Maar in tegenstelling tot Mao, die het puur om macht was te doen, lijkt Xi zijn positie vooral te willen gebruiken om zijn visie van een Chinese heropstanding uit te voeren. Hij wil van China tegen 2035 een welvarende en hoogtechnologische grootmacht hebben gemaakt, en wil dat zijn instructies daarvoor tot op de letter en tot op het laagste niveau worden uitgevoerd. Tot nu toe levert zijn aanpak resultaten op, wat Xi aanmoedigt tot nog meer machtsconcentratie en controle.
2 Technologische zelfredzaamheid
Technologische innovatie stond ook in het vorige vijfjarenplan, maar dit keer zal er volgens minister van Wetenschappen en Technologie Wang Zhigang een heel hoofdstuk aan gewijd zijn. Nu de VS de opkomst van China proberen te vertragen en barrières opwerpen voor de uitwisseling van technologie – van een exportverbod op chips voor Huawei tot een boycot van TikTok – is dit dé topprioriteit voor China: zo snel mogelijk technologisch zelfredzaam worden.
Hoe dat moet gebeuren, is niet duidelijk. Het besef klinkt door dat China voor zijn kerntechnologie – zoals geavanceerde chips – afhankelijk is van een steeds argwanender buitenwereld. Maar Beijing lijkt ervan overtuigd dat het nog steeds buitenlandse technologie kan aantrekken met fraaie researchbudgetten of klimaattech. In het jargon van de Communistische Partij: ‘Zelfredzaamheid en samenwerking zijn geen tegenstellingen, maar vormen een dialectische eenheid.’
3 Economie: binnenland gaat voor
Volgens Beijing is er een nieuw economisch tijdperk begonnen, een tijdperk van internationale onzekerheid en toenemend protectionisme. Voor China, dat jarenlang volop profiteerde van de globalisering, is dat een enorm risico. Het land voert daarom versneld een economische koerswijziging door: de komende jaren moet de binnenlandse markt volop ontwikkeld worden, zodat de Chinese economie veel minder afhankelijk wordt van het buitenland.

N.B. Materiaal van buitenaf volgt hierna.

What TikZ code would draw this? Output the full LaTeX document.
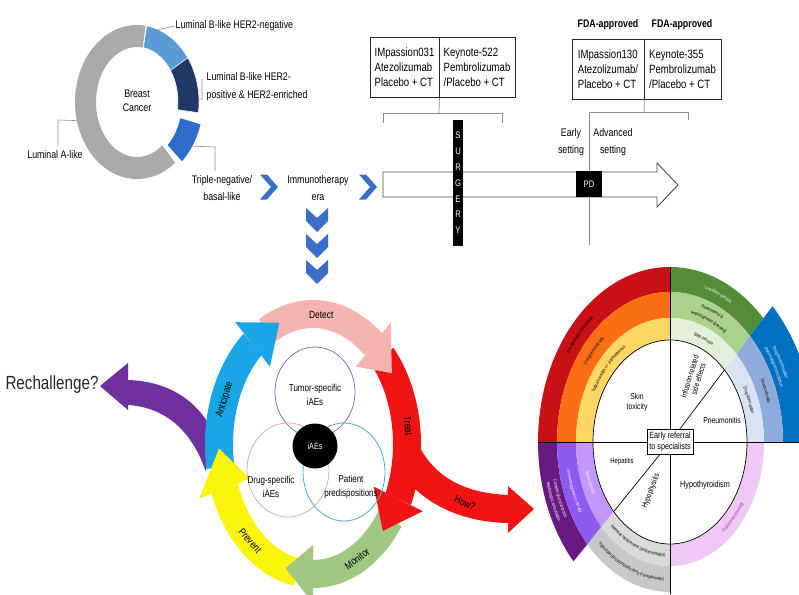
\documentclass[tikz,border=0pt]{standalone}
\usepackage{fontspec}
\setmainfont{Liberation Sans}[FakeStretch=0.8]
\usetikzlibrary{decorations.text}

\definecolor{dgray}{RGB}{170,170,170}
\definecolor{lblue}{RGB}{91,155,213}
\definecolor{navy}{RGB}{31,56,100}
\definecolor{tnblue}{RGB}{47,107,204}
\definecolor{chev}{RGB}{58,110,200}
\definecolor{cdetect}{RGB}{244,180,176}
\definecolor{ctreat}{RGB}{240,20,20}
\definecolor{cmonitor}{RGB}{160,200,130}
\definecolor{cprevent}{RGB}{250,245,10}
\definecolor{canti}{RGB}{25,165,230}
\definecolor{cpurple}{RGB}{112,48,160}
\definecolor{vtumor}{RGB}{140,110,180}
\definecolor{vdrug}{RGB}{215,175,165}
\definecolor{vpat}{RGB}{75,172,198}
\definecolor{wred}{RGB}{200,16,22}
\definecolor{worange}{RGB}{250,110,20}
\definecolor{wyellow}{RGB}{255,215,100}
\definecolor{wgreen}{RGB}{84,140,55}
\definecolor{wgreenm}{RGB}{170,210,140}
\definecolor{wgreenl}{RGB}{226,240,217}
\definecolor{wblue}{RGB}{0,112,192}
\definecolor{wblavm}{RGB}{143,170,220}
\definecolor{wblavl}{RGB}{218,227,243}
\definecolor{wpink}{RGB}{240,200,245}
\definecolor{wpinkt}{RGB}{150,60,150}
\definecolor{wgrayl}{RGB}{218,218,218}
\definecolor{wgrayd}{RGB}{200,200,200}
\definecolor{wpurd}{RGB}{105,25,130}
\definecolor{wpurm}{RGB}{140,90,240}
\definecolor{wpurl}{RGB}{195,150,252}

\newcommand\myseg[7]{\fill[#1] (#2:#4 and #5) arc[start angle=#2,end angle=#3,x radius=#4,y radius=#5] -- (#3:#6 and #7) arc[start angle=#3,end angle=#2,x radius=#6,y radius=#7] -- cycle;}
\newcommand\cybody[3]{\myseg{#1}{#2}{#3}{108}{144}{80}{116}}
\newcommand\cyhead[3]{\fill[#1] (#2:121 and 159) -- (#3:94 and 130) -- (#2:67 and 101) -- cycle;}
\newcommand\btext[6]{\path[decorate,decoration={text along path,text align=center,text color=#1,text={|\fontsize{4.6}{5}\selectfont|#6}}] (#2:#4 and #5) arc[start angle=#2,end angle=#3,x radius=#4,y radius=#5];}
\newcommand\chevR[2]{\fill[chev] (#1,#2-12.5) -- (#1+7,#2-12.5) -- (#1+18,#2) -- (#1+7,#2+12.5) -- (#1,#2+12.5) -- (#1+11,#2) -- cycle;}
\newcommand\chevD[2]{\fill[chev] (#1-11,#2) -- (#1,#2+10) -- (#1+11,#2) -- (#1+11,#2+13) -- (#1,#2+24) -- (#1-11,#2+13) -- cycle;}

\begin{document}
\begin{tikzpicture}[x=1pt,y=-1pt,
 lab/.style={font=\fontsize{11}{16}\selectfont,align=center,inner sep=0.5pt},
 lead/.style={draw=black!45,line width=0.6},
 trial/.style={draw=black!85,line width=0.9,minimum height=60,align=left,inner sep=2pt,font=\fontsize{12}{15}\selectfont},
 brk/.style={draw=black!45,line width=0.7},
 cyc/.style={font=\fontsize{10.5}{12}\selectfont,inner sep=0pt},
 venn/.style={font=\fontsize{10}{14}\selectfont,align=center,inner sep=0pt},
 wt/.style={font=\fontsize{8.5}{10}\selectfont,align=center,inner sep=0pt},
]
\useasboundingbox (0,0) rectangle (799,594);
\clip (0,0) rectangle (799,594);

% ---------- donut ----------
\begin{scope}[shift={(137,102)}]
\myseg{dgray}{52}{278}{62}{77}{41}{55}
\myseg{lblue,draw=white,line width=0.5}{279}{325}{62}{77}{41}{55}
\myseg{navy,draw=white,line width=0.5}{325}{368}{62}{77}{41}{55}
\myseg{tnblue}{16}{47}{66}{81}{45}{59}
\coordinate (dA) at (166:62 and 77);
\coordinate (dBn) at (290:62 and 77);
\coordinate (dBp) at (358:62 and 77);
\coordinate (dT) at (33:66 and 81);
\end{scope}
\node[lab,font=\fontsize{11}{14}\selectfont] (bc) at (137,101) {Breast\\Cancer};
\node[lab,anchor=west] (lbn) at (175,26) {Luminal B-like HER2-negative};
\node[lab,anchor=north west,align=left,font=\fontsize{11}{18}\selectfont] (lbp) at (206,72) {Luminal B-like HER2-\\positive \& HER2-enriched};
\node[lab] (lumA) at (55,155) {Luminal A-like};
\node[lab,font=\fontsize{11}{17}\selectfont] (tn) at (222,188) {Triple-negative/\\basal-like};
\node[lab,font=\fontsize{11}{17}\selectfont] (imm) at (318,188) {Immunotherapy\\era};
\coordinate (kA) at (58,120);
\coordinate (kAb) at (58,146);
\coordinate (kP1) at (202,99);
\coordinate (kP2) at (202,79);
\coordinate (kT1) at (215,147);
\coordinate (kT2) at (215,171);
\draw[lead] (dA) -- (kA) -- (kAb);
\draw[lead] (dBn) -- (lbn.west);
\draw[lead] (dBp) -- (kP1) -- (kP2);
\draw[lead] (dT) -- (kT1) -- (kT2);

% ---------- chevrons ----------
\chevR{260}{187}
\chevR{359}{187}
\chevD{317}{208}
\chevD{317}{234}
\chevD{317}{260}

% ---------- trials ----------
\node[trial,minimum width=69] (t031) at (404.5,67.5) {IMpassion031\\Atezolizumab\\Placebo + CT};
\node[trial,minimum width=76] (t522) at (477,67.5) {Keynote-522\\Pembrolizumab\\/Placebo + CT};
\draw[brk] (383,123) -- (383,113) -- (502,113) -- (502,123);
\draw[brk] (t031.south east) -- (439,113);

\node[trial,minimum width=72] (f130) at (608,69) {IMpassion130\\Atezolizumab/\\Placebo + CT};
\node[trial,minimum width=77] (f355) at (682.5,69) {Keynote-355\\Pembrolizumab\\/Placebo + CT};
\node[font=\bfseries\fontsize{11}{12}\selectfont] (fda1) at (608,25) {FDA-approved};
\node[font=\bfseries\fontsize{11}{12}\selectfont] (fda2) at (682,25) {FDA-approved};
\draw[brk] (f130.south east) -- (644,112);

% ---------- timeline ----------
\draw[draw=black!70,line width=0.9,fill=white] (383,172) -- (657,172) -- (657,163) -- (678,185) -- (657,207) -- (657,197) -- (383,197) -- cycle;
\draw[brk] (589,245) -- (589,112) -- (688,112) -- (688,120);
\node[lab,font=\fontsize{11}{17}\selectfont] (early) at (571,142) {Early\\setting};
\node[lab,font=\fontsize{11}{17}\selectfont] (adv) at (613,142) {Advanced\\setting};
\node[fill=black,text=white,minimum size=26,inner sep=0pt,font=\fontsize{9.5}{10}\selectfont] (pd) at (589,184) {PD};
\node[fill=black,text=white,align=center,inner xsep=2.5pt,inner ysep=12pt,font=\fontsize{9.5}{15.8}\selectfont] (surg) at (458,183) {S\\U\\R\\G\\E\\R\\Y};

% ---------- rechallenge ----------
\fill[cpurple] (211,428) .. controls (195,398) and (165,381) .. (128,380) -- (128,363) -- (100,386) -- (128,410) -- (128,405) .. controls (160,407) and (190,425) .. (206,472) -- cycle;
\node[font=\fontsize{19}{20}\selectfont,text=black!85,inner sep=0pt] (rech) at (52,385) {Rechallenge?};

% ---------- cycle ----------
\begin{scope}[shift={(313,444)}]
\cybody{cdetect}{-120}{-50}
\cybody{ctreat}{-42}{25}
\cybody{cmonitor}{35}{90}
\cybody{cprevent}{100}{160}
\cybody{canti}{170}{230}
\end{scope}
\fill[ctreat] (418,444) .. controls (435,478) and (465,493) .. (508,495) -- (508,486) -- (534,509) -- (508,533) -- (508,523) .. controls (462,522) and (430,505) .. (410,484) -- cycle;
\begin{scope}[shift={(313,444)}]
\cyhead{cdetect}{-50}{-33}
\cyhead{ctreat}{25}{42}
\cyhead{cmonitor}{90}{107}
\cyhead{cprevent}{160}{178}
\cyhead{canti}{230}{249}
\node[cyc] (lDetect) at (-85:94 and 130) {Detect};
\node[cyc,rotate=-84] (lTreat) at (-8:96 and 130) {Treat};
\node[cyc,rotate=36] (lMonitor) at (62:94 and 130) {Monitor};
\node[cyc,rotate=-49] (lPrevent) at (132:94 and 130) {Prevent};
\node[cyc,rotate=73] (lAnti) at (200:94 and 130) {Anticipate};
\end{scope}
\node[cyc,rotate=-25] (lHow) at (465,503) {How?};

% ---------- venn ----------
\draw[vtumor,line width=0.8] (315,392) ellipse[x radius=40,y radius=45];
\draw[vdrug,line width=0.8] (288,470) ellipse[x radius=41,y radius=47];
\draw[vpat,line width=0.8] (344,472) ellipse[x radius=41,y radius=49];
\node[fill=black,circle,minimum size=45,inner sep=0pt,text=white,font=\fontsize{9}{10}\selectfont] (iaes) at (315,446) {iAEs};
\node[venn] (tum) at (315,395) {Tumor-specific\\iAEs};
\node[venn] (drug) at (271,487) {Drug-specific\\iAEs};
\node[venn] (pat) at (351,487) {Patient\\predispositions};

% ---------- wheel ----------
\begin{scope}[shift={(670,442)}]
\myseg{wred}{180}{270}{132}{175}{113}{150}
\myseg{worange}{180}{270}{113}{150}{94}{124}
\myseg{wyellow}{180}{270}{94}{124}{77}{102}
\myseg{wgreen}{270}{315}{132}{175}{113}{150}
\myseg{wgreenm}{270}{315}{113}{150}{94}{124}
\myseg{wgreenl}{270}{315}{94}{124}{77}{102}
\myseg{wblue}{315}{360}{145}{192}{113}{150}
\myseg{wblavm}{315}{360}{113}{150}{94}{124}
\myseg{wblavl}{315}{360}{94}{124}{77}{102}
\myseg{wpink}{0}{90}{94}{124}{77}{102}
\myseg{wgrayd}{90}{137}{113}{150}{94}{124}
\myseg{wgrayl}{90}{137}{94}{124}{77}{102}
\myseg{wpurd}{137}{180}{132}{175}{113}{150}
\myseg{wpurm}{137}{180}{113}{150}{94}{124}
\myseg{wpurl}{137}{180}{94}{124}{77}{102}
\fill[white] (0,0) ellipse[x radius=77,y radius=102];
\btext{black}{188}{262}{121}{160}{Dermatologist consultation}
\btext{black}{188}{262}{102}{135}{Oral glucocorticoids}
\btext{black}{184}{266}{84}{111}{Topical steroids  +/- antihistamines}
\btext{white}{272}{313}{121}{160}{Low-dose steroids}
\btext{black}{272}{313}{106}{141}{Paracetamol {\&}}
\btext{black}{272}{313}{98}{131}{antihistamines (premed)}
\btext{black}{272}{313}{84}{111}{Stop infusion}
\btext{white}{316}{346}{125}{165}{Drug discontinuation}
\btext{white}{316}{346}{118}{156}{Pneumologist consultation}
\btext{black}{317}{358}{102}{135}{Glucocorticoids}
\btext{black}{317}{358}{84}{111}{Drug interruption}
\btext{wpinkt}{85}{5}{87}{115}{Replacement therapy}
\btext{black}{134}{92}{87}{115}{Hormone replacement (endocrinologist)}
\btext{black}{134}{92}{105}{139}{High-dose glucocorticoids (only if symptomatic)}
\btext{white}{178}{139}{120}{159}{Consider glucocorticoids}
\btext{white}{178}{139}{127}{168}{Hepatologist consultation}
\btext{white}{178}{139}{105}{139}{Immunosuppressive therapy}
\btext{white}{178}{139}{87}{115}{Glucocorticoids}
\draw[line width=0.7] (0,0) ellipse[x radius=77,y radius=102];
\draw[line width=0.7] (0,0) -- (-45:77 and 102);
\draw[line width=0.7] (0,0) -- (137:77 and 102);
\end{scope}
\draw[line width=0.7] (538,442) -- (799,442);
\draw[line width=0.7] (670,267) -- (670,594);
\node[draw,fill=white,line width=0.7,align=center,inner sep=2.5pt,font=\fontsize{9}{11}\selectfont] (refer) at (670,442) {Early referral\\to specialists};
\node[wt] (skin) at (637,402) {Skin\\toxicity};
\node[wt,rotate=73,font=\fontsize{8}{9}\selectfont] (infus) at (694,378) {Infusion-related\\side effects};
\node[wt] (pneu) at (722,420) {Pneumonitis};
\node[wt,font=\fontsize{7.5}{9}\selectfont] (hep) at (622,462) {Hepatitis};
\node[wt,rotate=69,font=\fontsize{8}{9}\selectfont] (hypo) at (651,491) {Hypophysitis};
\node[wt,font=\fontsize{9}{10}\selectfont] (hypot) at (705,485) {Hypothyroidism};
\end{tikzpicture}
\end{document}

Die nieuwe economische strategie wordt ‘dubbele circulatie’ genoemd, waarbij de binnenlandse circulatie ‘de hoofdpijler’ is, maar buitenlandse en binnenlandse circulaties ‘elkaar wederzijds versterken’. De meest plausibele vertaling van dit ambigue communistische partijjargon: buitenlandse investeringen en technologie blijven welkom, zolang het China uitkomt, maar de binnenlandse productie en consumptie gaan voor.
Het vijfjarenplan bevat dit keer geen expliciet groeipercentage, al berekenden economen dat de komende vijftien jaar impliciet op 3,5 tot 4 procent groei per jaar wordt gemikt. Snelle groei moet plaatsmaken voor kwalitatieve groei, en de economie moet groener.
4 Leuke dingen voor de middenklasse
China is de afgelopen decennia als land veel rijker geworden, maar niet alle Chinezen hebben daar evenveel van geprofiteerd. De kloof tussen stads- en plattelandsbewoners is enorm, en dat zorgt voor onvrede, zeker nu de economische schade door covid-19 ongelijk is verdeeld. Beijing zet daarom in op ‘beter leven’: de middenklasse vergroten en iedereen toegang geven tot goede gezondheidszorg, kwalitatief onderwijs, cultuur, sport én betaalde vakantie.
5 Oorlogsklaar leger
China is zijn leger al jarenlang aan het uitbouwen en doet daar in dit vijfjarenplan nog een schepje bovenop. Beijing wil tegen 2027 een ‘modern leger’ – volgens analisten: gelijkwaardig aan het Amerikaanse. Één woord in het communiqué trekt veel aandacht: dat leger moet goed getraind zijn, goed uitgerust en ‘voorbereid op een oorlog’. In tijden van spanningen met India, in de Zuid-Chinese Zee en in de Straat van Taiwan geeft Beijing daarmee een nauwelijks verholen waarschuwing af.